Hayley Lugassy. 24, found out she was three months pregnant at 14 and gave birth to her son Byron at 15. Despite the assumption that a teenager’s reaction to an unplanned pregnancy might be one one fuelled by anxiety, she was actually quite excited – which she now says was down to the fact she did not fully comprehend becoming a mother.
“My reaction was probably very immature: ‘Yes I’m pregnant, that’s fantastic,’ she told The Independent. “ All I could think about was ‘yay I’m going to have a cute little thing I’m going to look after and be a Mummy’.”
Her excitement was one she experienced alone. Her school in Spain, where she was living with her family, urged her to get an abortion and even sent her to a therapist who told her she was too young and not ready to have a child. Despite an appointment being booked, Ms Lugassy was determined she was going to keep the baby: “I was almost forced to have an abortion but it was my body and nobody could force me.”
When Byron was born is when the enormity of having a child hit home: “I didn’t know what to do. I just remember laying there with all these doctors and nurses around me and then they put this tiny baby onto my chest and I looked at it thinking, ‘What is this and what do I do?’... That first experience where it should have been a happy moment in my life was a very confusing one. I was terrified at that point, that’s when it sunk in.’ When the midwife suggested Ms Lugassy feed Byron, she was so unsure of what she meant she asked where the bottle was.
Unsure of what to do and lacking in support, Ms Lugassy had to figure it out herself against the stigma of being a young mother (she had dropped out of school after refusing the abortion) which she says, shockingly, began in the hospital ward.
“When I gave birth, a male nurse was telling me to push and said in Spanish: ‘Well you were stupid enough to get pregnant, grow up and get on with it’…. I was so mad at how he was judging me especially as I was giving birth.”
Ms Lugassy says she soon experienced an issue which she believes is common among teenage mothers: Loneliness.
“I had no friends, within a few weeks I was just by myself. I was very emotional and upset and missed my family, a lot of whom were back in England.”
While she no longer felt she fitted in with her own friends, she also distanced herself from other mothers who were mainly older than her, for fear of being judged and not fitting in with them.

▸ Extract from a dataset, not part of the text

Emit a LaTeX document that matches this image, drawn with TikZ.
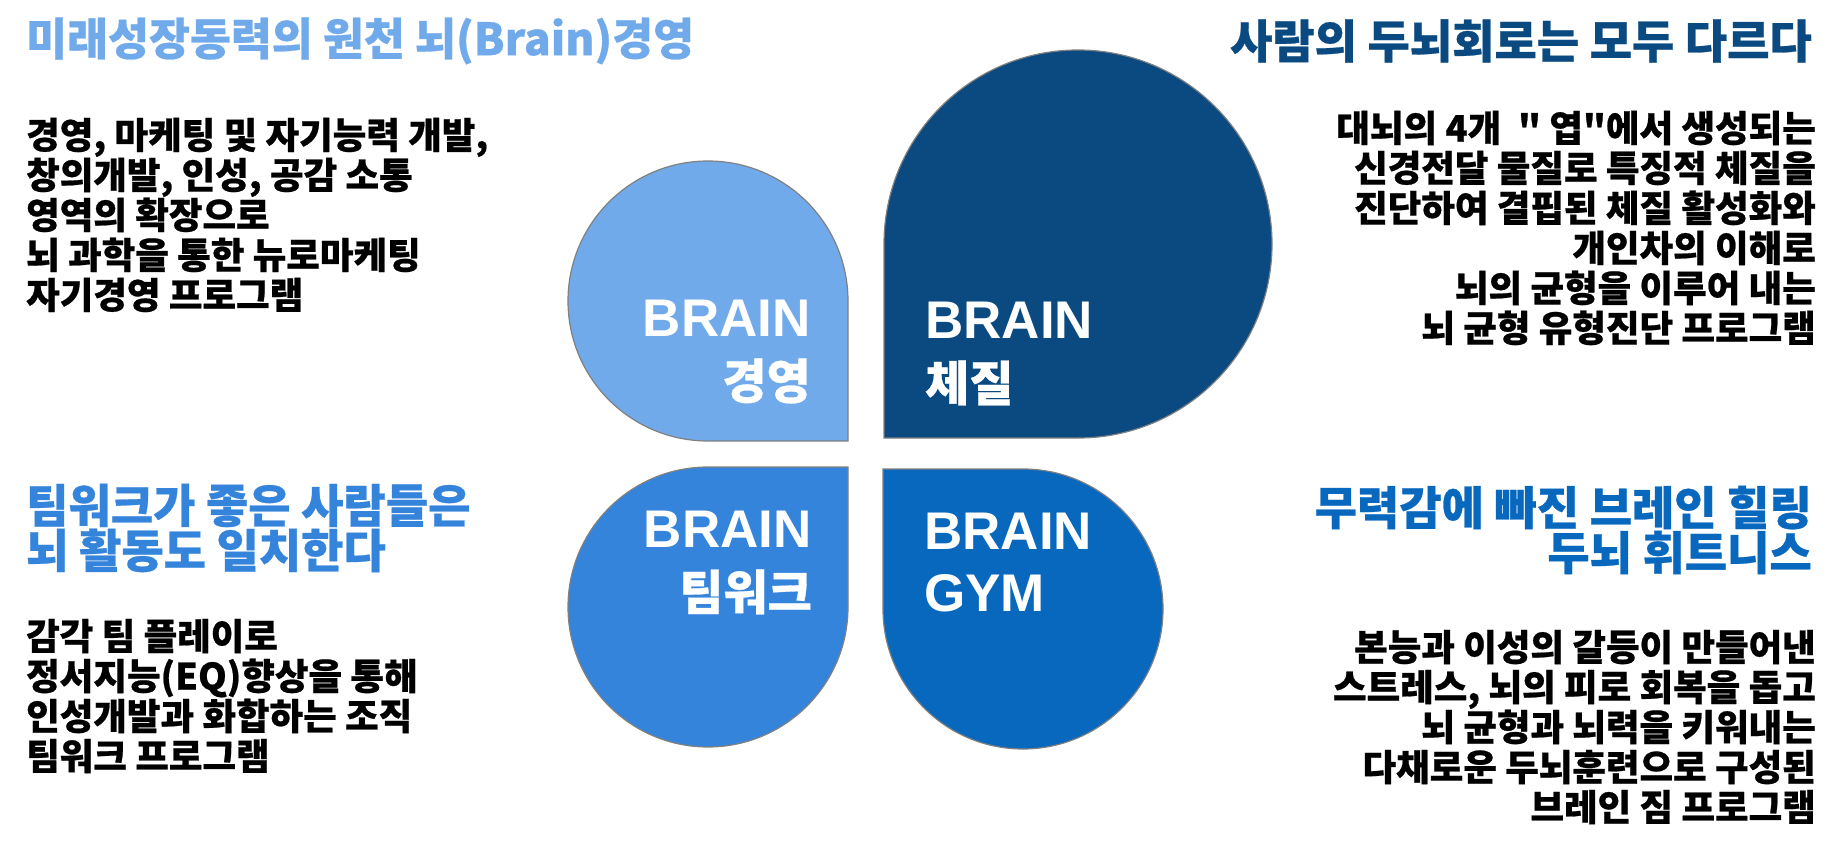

“Perhaps I could have had more support or made more friends but I felt so judged all the time and so insecure, I felt it was better for Byron and I to be alone by ourselves and to let nobody in in case they hurt us or were friends for a while and then left. It was very lonely, so I stuck to myself and built this little bubble and lived in it for a few years.”
Ms Lugassy left Spain when Byron was two, and now aged 24, she has put herself through college to get GCSEs, moved to Colombia and back, met a husband and bought a home. She is now studying psychology at the open university and works in a school. She hopes to write a book on her experiences of being a teenage mother.
“I could go on and on about suffering from depression as a young mother, the poverty we’ve experienced at times, the difficulties we faced and the amount of effort that has been required to get to where we are today […] That’s my job – to share my story in depth and show the world that the girl who was thought to never achieve much in life actually went on to do good things.”
And for anyone who finds themselves in a similar situation, Ms Lugassy says you should ignore the judgemental comments and channel your energy into being a good mother and not letting having a baby as a teenager determine what you will go on to do in life.
“Most people think if you fall pregnant young, you’re never going to be any good, you’re just going to be a mother, you’re never going to go on to work in business, for example, and that is the biggest misconception. There are so many opportunities and ways to achieve things you just need to know how.”